Brahma chickens can be given standard chick starter from hatching till they reach maturity around 20 weeks. Even though Brahma’s may be slower to lay, you can begin to give them standard layer feed at 20 weeks. Layer feed contains 16% protein and added calcium to keep their eggshells healthy and strong. Roosters can eat the same feed as the hens. 

You will notice that Brahma chickens eat a lot of food due to their big size. We don’t recommend you ration their food, which can make them cranky and bossy to other flock members. It’s best to leave their feed available at all times so they can freely choose how much to eat. 

You may give your Brahma chickens as much free-roaming space to eat plants and bugs as you can provide. They’ll also enjoy kitchen scraps (though there are some that are harmful, so avoid avocados, dried beans, junk or rotten food, green potato skins, citrus, onions, or tomato or potato leaves from the garden.) Giving them this variety will not only help you save money on their large feed requirements but will also keep them healthy and entertained.

Offering Brahma chickens grit is important for their health. Since chickens don’t have teeth, they need fine gravel or coarse sand in their gizzards to digest their food. Free-range chickens can usually naturally find this, but if your Brahma chickens don’t have access to pebbles, sand, or fine gravel, you’ll want to offer some supplemental grit.

Chicken scratch is also an important supplement to offer to Brahma chickens who are confined to a run or small space. Scratch is a mixture of whole grains that stimulates pecking and scratching behaviors which are soothing to chickens.
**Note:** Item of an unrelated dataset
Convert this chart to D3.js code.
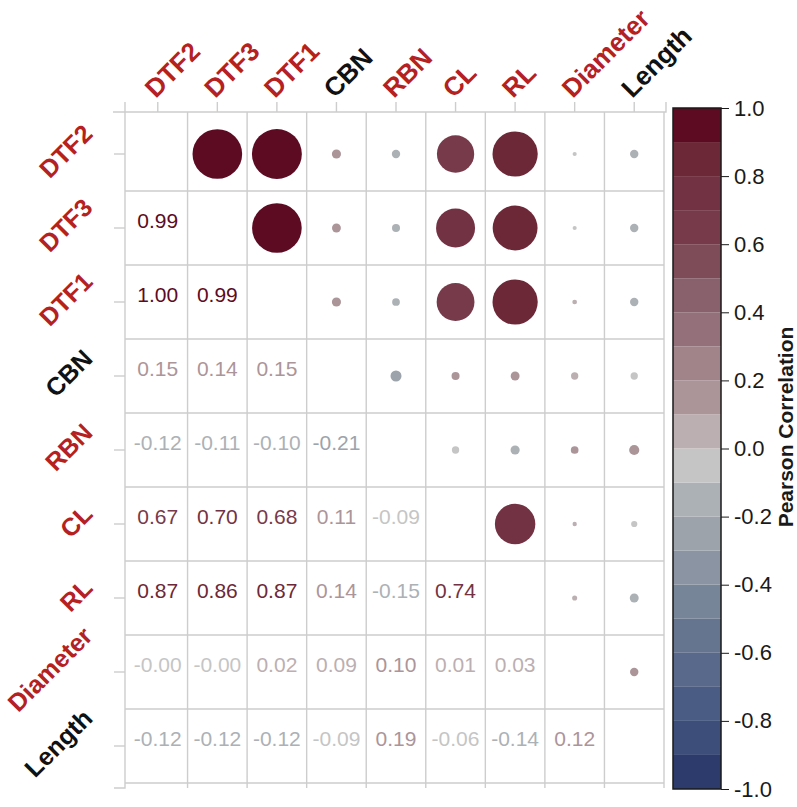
<!DOCTYPE html>
<html>
<head>
<meta charset="utf-8">
<script src="https://cdn.jsdelivr.net/npm/d3@7"></script>
<style>
  body { margin: 0; background: #fff; }
  svg { display: block; font-family: "Liberation Sans", Arial, sans-serif; }
</style>
</head>
<body>
<svg width="797" height="807"></svg>
<script>
// variables, in matrix order
var vars = ["DTF2", "DTF3", "DTF1", "CBN", "RBN", "CL", "RL", "Diameter", "Length"];
var varColors = ["#b5211f", "#b5211f", "#b5211f", "#111111", "#b5211f", "#b5211f", "#b5211f", "#b5211f", "#111111"];

// lower triangle of the correlation matrix (row i, columns 0..i-1)
var lower = [
  [],
  [0.99],
  [0.998, 0.99],
  [0.15, 0.14, 0.15],
  [-0.12, -0.11, -0.102, -0.21],
  [0.67, 0.70, 0.68, 0.11, -0.09],
  [0.87, 0.86, 0.87, 0.14, -0.15, 0.74],
  [-0.004, -0.003, 0.02, 0.09, 0.101, 0.01, 0.03],
  [-0.12, -0.12, -0.12, -0.09, 0.19, -0.06, -0.14, 0.12]
];

// colour bins, from -1.0 up to 1.0 in steps of 0.1
var binColors = [
  "#2c3b6c", "#3d4e7b", "#4a5c84", "#59698b", "#66758f",
  "#778599", "#8a94a2", "#9ca3ab", "#acb1b6", "#c5c5c5",
  "#bcafb1", "#ac9599", "#a0848a", "#94717a", "#89616c",
  "#7e4b59", "#773a4a", "#733243", "#6d2838", "#5d0b23"
];
var legendTicks = [1.0, 0.8, 0.6, 0.4, 0.2, 0.0, -0.2, -0.4, -0.6, -0.8, -1.0];

var svg = d3.select("svg");
var gridColor = "#cdcdcd";

var x = d3.scaleBand().domain(vars).range([128, 664]);
var y = d3.scaleBand().domain(vars).range([117, 783]);
var color = d3.scaleQuantize().domain([-1, 1]).range(binColors);
var radius = d3.scaleLinear().domain([0, 0.12, 0.2, 0.7, 1]).range([2, 4.2, 5.2, 19.5, 25]);

function fmt(v, n) {
  return (v < 0 ? "-" : "") + Math.abs(v).toFixed(n);
}

// full symmetric cell list
var cells = [];
lower.forEach(function(row, i) {
  row.forEach(function(v, j) {
    cells.push({row: vars[i], col: vars[j], v: v, upper: false});
    cells.push({row: vars[j], col: vars[i], v: v, upper: true});
  });
});

// grid
var grid = svg.append("g");
var xEdges = vars.slice(1).map(function(d) { return x(d); }).concat([x.range()[1]]);
var yEdges = vars.slice(1).map(function(d) { return y(d); }).concat([y.range()[1]]);
grid.selectAll(".vl").data(xEdges).enter().append("line")
  .attr("x1", function(d) { return d; }).attr("x2", function(d) { return d; })
  .attr("y1", y.range()[0] - 5).attr("y2", y.range()[1] + 5)
  .attr("stroke", gridColor).attr("stroke-width", 1.4);
grid.selectAll(".hl").data(yEdges).enter().append("line")
  .attr("y1", function(d) { return d; }).attr("y2", function(d) { return d; })
  .attr("x1", x.range()[0] - 3).attr("x2", x.range()[1])
  .attr("stroke", gridColor).attr("stroke-width", 1.4);

// axes
var topAxis = svg.append("g")
  .attr("transform", "translate(0," + (y.range()[0] - 5) + ")")
  .call(d3.axisTop(x).tickSize(10).tickSizeOuter(10).tickFormat(""));
topAxis.select(".domain")
  .attr("d", "M" + (x.range()[0] - 15) + ",0H" + (x.range()[1] + 2) + "V-10");
var leftAxis = svg.append("g")
  .attr("transform", "translate(" + (x.range()[0] - 3) + ",0)")
  .call(d3.axisLeft(y).tickSize(11).tickSizeOuter(11).tickFormat(""));
leftAxis.select(".domain")
  .attr("d", "M0," + (y.range()[0] - 15) + "V" + (y.range()[1] + 5) + "H-11");
svg.selectAll(".domain, .tick line").attr("stroke", gridColor).attr("stroke-width", 1.4);

// variable labels
svg.append("g").selectAll("text").data(vars).enter().append("text")
  .attr("transform", function(d) {
    return "translate(" + (x(d) + x.bandwidth() / 2 - 2) + "," + (y.range()[0] - 18) + ") rotate(-45)";
  })
  .attr("fill", function(d, i) { return varColors[i]; })
  .attr("font-size", 26).attr("font-weight", "bold")
  .text(function(d) { return d; });

// left labels: right edge on a common line, box centred just above the row centre
var leftSize = 25;
var capH = leftSize * 0.72;
svg.append("g").selectAll("text").data(vars).enter().append("text")
  .attr("text-anchor", "end")
  .attr("fill", function(d, i) { return varColors[i]; })
  .attr("font-size", leftSize).attr("font-weight", "bold")
  .text(function(d) { return d; })
  .attr("transform", function(d) {
    var len = this.getComputedTextLength();
    var cy = y(d) + y.bandwidth() / 2 - 3 - 0.354 * (len - capH);
    return "translate(94," + cy + ") rotate(-45)";
  });

// circles (upper triangle)
svg.append("g").selectAll("circle").data(cells.filter(function(c) { return c.upper; }))
  .enter().append("circle")
  .attr("cx", function(d) { return x(d.col) + x.bandwidth() / 2; })
  .attr("cy", function(d) { return y(d.row) + y.bandwidth() / 2; })
  .attr("r", function(d) { return radius(Math.abs(d.v)); })
  .attr("fill", function(d) { return color(d.v); });

// numbers (lower triangle)
svg.append("g").selectAll("text").data(cells.filter(function(c) { return !c.upper; }))
  .enter().append("text")
  .attr("x", function(d) { return x(d.col) + x.bandwidth() / 2; })
  .attr("y", function(d) { return y(d.row) + y.bandwidth() / 2; })
  .attr("text-anchor", "middle")
  .attr("font-size", 21)
  .attr("fill", function(d) { return color(d.v); })
  .text(function(d) { return fmt(d.v, 2); });

// colour bar
var yLeg = d3.scaleLinear().domain([-1, 1]).range([789, 108]);
var legend = svg.append("g");
legend.selectAll("rect").data(binColors).enter().append("rect")
  .attr("x", 673).attr("width", 48)
  .attr("y", function(d, i) { return yLeg(-1 + 0.1 * (i + 1)); })
  .attr("height", function(d, i) { return yLeg(-1 + 0.1 * i) - yLeg(-1 + 0.1 * (i + 1)); })
  .attr("fill", function(d) { return d; });
legend.append("rect")
  .attr("x", 673).attr("width", 48)
  .attr("y", yLeg(1)).attr("height", yLeg(-1) - yLeg(1))
  .attr("fill", "none").attr("stroke", "#1a1a1a").attr("stroke-width", 1.5);
var legAxis = legend.append("g")
  .attr("transform", "translate(721,0)")
  .call(d3.axisRight(yLeg).tickValues(legendTicks).tickSize(8)
    .tickFormat(function(d) { return fmt(d, 1); }));
legAxis.select(".domain").remove();
legAxis.selectAll(".tick line").attr("stroke", "#1a1a1a");
legAxis.selectAll(".tick text")
  .attr("x", 13).attr("font-size", 22).attr("fill", "#1a1a1a")
  .attr("font-family", "'Liberation Sans', Arial, sans-serif");
legend.append("text")
  .attr("transform", "translate(793,427) rotate(-90)")
  .attr("text-anchor", "middle")
  .attr("font-size", 21).attr("font-weight", "bold").attr("fill", "#1a1a1a")
  .text("Pearson Correlation");
</script>
</body>
</html>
Chicken Treats: You don’t HAVE to give your Brahma chickens treats, but it’s a lot of fun! Mealworm and black soldier fly larva treats are excellent snacks for chickens that you can get from the feed store. Brahma’s are so enthusiastic about chicken treats you can even teach them to do simple tricks for them. 

Brahma Chicken

What is it like to own a Brahma Chicken?

Brahma chickens are adored by their owners because of their friendly, calm, sweet personalities. They also do wonderfully in the cold weather and make excellent mothers once they decide to brood. They are protective and attentive to their young, and the roosters are very loving and protective of the hens.

Brahmas make excellent pets and are great for kids because they are so fluffy and love to be petted. They love to eat which makes them very motivated by treats. You can teach them to do simple tricks for their treats like coming when called and jumping over things.  

Brahmas are curious and bright-eyed, and often the first breed in the flock to inspect something new. Even though they are extremely large, if you sit down on their level they will often jump in your lap and go to sleep. 


Brahma Chicken Breed History 

The Brahma chicken origins are uncertain, though they are likely descended from Shanghai chicken from China and Chittagongs from Bangladesh. 

They were brought to the US around the 1840s and given the name Brahmaputra which is now shortened to Brahma. Because of their huge size and gentle personality, they were the primary source of chicken meat in America for nearly 100 years. 



For many small poultry farmers, the Brahma chicken becomes the most adored in the flock because of its sweet, calm demeanor. They are wonderful for new chicken farmers and families with children. These gentle giants do exceptionally well in the cold weather and many will lay eggs through the winter months. 

Brahma chickens make excellent mothers when they go broody and lay a moderate amount of eggs each year—around 150. Their exceptional size makes them excellent meat chickens as well.